Many articles on KMP mention that the failure function in KMP itself has a large number of applications.
One such application is finding the smallest string which when concatenated k times gives the original string(period).
But I could not find any other. What other problems involve the KMP failure function?
KMP computes the borders of all prefixes of a string, which are themselves a key notion in algorithm on strings. (Computing the border of the whole word itself is nontrivial, and KMP (failure function) is the standard for doing that!)
A border of s is simply any word that is both a prefix and suffix of s.
As you rightly noticed, an outstanding application of the ability to compute borders is the possibility to compute the smallest string w such that for some natural k w^k = s for a given string s. This is called the primitive root of s.
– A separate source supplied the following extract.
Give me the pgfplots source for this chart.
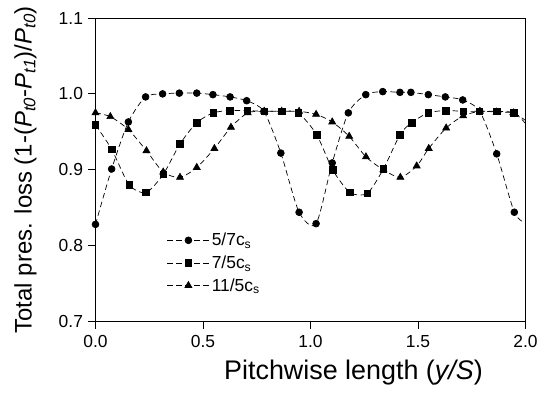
\documentclass[border=0pt]{standalone}
\usepackage{pgfplots}
\pgfplotsset{compat=1.18}
\usepackage{fontspec}
\setmainfont{Liberation Sans}
\begin{document}
\begin{tikzpicture}
\begin{axis}[
  at={(0,0)}, anchor=south west,
  scale only axis, width=430bp, height=303.5bp,
  xmin=0, xmax=2, ymin=0.7, ymax=1.1,
  xtick={0,0.5,1,1.5,2}, ytick={0.7,0.8,0.9,1.0,1.1},
  tick align=outside, tick pos=left, major tick length=7bp,
  axis line style={line width=0.9bp},
  tick style={line width=0.8bp, black},
  ticklabel style={font=\fontsize{17.5}{19}\selectfont},
  xticklabel style={yshift=-3.5bp},
  yticklabel style={xshift=-2bp},
  /pgf/number format/.cd, fixed, fixed zerofill, precision=1, assume math mode=true,
  /pgfplots/.cd,
  xlabel={Pitchwise length (\textit{y/S})},
  ylabel={Total pres. loss (1-(\textit{P}\textsubscript{\textit{t0}}-\textit{P}\textsubscript{\textit{t1}})/\textit{P}\textsubscript{\textit{t0}})},
  ylabel style={font=\fontsize{24}{28}\selectfont, at={(axis description cs:-0.163,0.5)}, anchor=center},
  xlabel style={font=\fontsize{27}{30}\selectfont, at={(axis description cs:0.6,-0.19)}, anchor=base},
  legend style={at={(0.166,0.298)}, anchor=north west, draw=none, fill=none,
    font=\fontsize{17.5}{20}\selectfont, row sep=4.5bp, inner sep=0pt,
    nodes={xshift=4bp}},
  legend cell align=left,
  legend image code/.code={\draw[#1, mark=none] (0bp,0bp) -- (42bp,0bp);
    \draw[#1, only marks, mark indices={1}] plot coordinates {(21bp,0bp)};},
  every axis plot/.append style={black, line width=0.7bp, dash pattern=on 5.5bp off 3.5bp, smooth, tension=0.45},
]
\addplot[black, mark=*, mark size=3.4bp, mark options={solid, fill=black}, mark indices={1,...,26}] coordinates {
(0.000,0.828) (0.075,0.901) (0.153,0.963) (0.233,0.996) (0.312,1.000) (0.390,1.001)
(0.471,1.001) (0.546,0.999) (0.626,0.996) (0.703,0.991) (0.783,0.977) (0.862,0.922)
(0.947,0.844) (1.026,0.829) (1.101,0.909) (1.176,0.975) (1.257,0.999) (1.336,1.003)
(1.416,1.002) (1.467,1.002) (1.548,0.999) (1.627,0.996) (1.708,0.992) (1.787,0.977)
(1.866,0.921) (1.948,0.844) (2.000,0.830)
};
\addlegendentry{5/7c\textsubscript{s}}
\addplot[black, mark=square*, mark size=3.3bp, mark options={solid, fill=black}, mark indices={1,...,26}] coordinates {
(0.000,0.959) (0.075,0.927) (0.157,0.880) (0.235,0.870) (0.315,0.894) (0.393,0.934)
(0.471,0.962) (0.548,0.975) (0.626,0.978) (0.706,0.978) (0.785,0.977) (0.866,0.977)
(0.943,0.975) (1.029,0.946) (1.103,0.900) (1.184,0.870) (1.264,0.869) (1.339,0.901)
(1.416,0.946) (1.470,0.962) (1.548,0.975) (1.629,0.978) (1.711,0.977) (1.785,0.977)
(1.866,0.977) (1.947,0.975) (2.000,0.961)
};
\addlegendentry{7/5c\textsubscript{s}}
\addplot[black, mark=triangle*, mark size=4bp, mark options={solid, fill=black}, mark indices={1,...,26}] coordinates {
(0.000,0.975) (0.069,0.970) (0.153,0.953) (0.237,0.925) (0.315,0.897) (0.393,0.890)
(0.471,0.903) (0.553,0.928) (0.630,0.956) (0.708,0.975) (0.785,0.977) (0.866,0.977)
(0.947,0.977) (1.026,0.973) (1.101,0.963) (1.180,0.944) (1.258,0.917) (1.339,0.900)
(1.418,0.890) (1.494,0.905) (1.550,0.928) (1.631,0.955) (1.710,0.971) (1.788,0.977)
(1.866,0.976) (1.943,0.975) (2.000,0.965)
};
\addlegendentry{11/5c\textsubscript{s}}
\end{axis}
\pgfresetboundingbox
\path (-95.5bp,-71.5bp) rectangle (451.5bp,321.5bp);
\end{tikzpicture}
\end{document}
The reason for this is the duality between borders and periods of a string. A period of a string s is any string w no longer than s such that s is the prefix of the string wwww… For example, abc is a period of abcabcab. It turns out that there is a 1:1 correspondence between borders and periods of a word; in the above example, note that abcab is a border of abcabcab. In general, whenever w is a period of s, then the string that remains from s after removing w from its beginning (w^-1 s) is a border of s. Similarly, if w is a border of s, then the word that remains from s when you remove the suffix w is a period of s.
Periods are an important tool in analyzing the properties of strings. They are used for example in the algorithms for finding repetitions (runs) in strings; for an overview see this paper.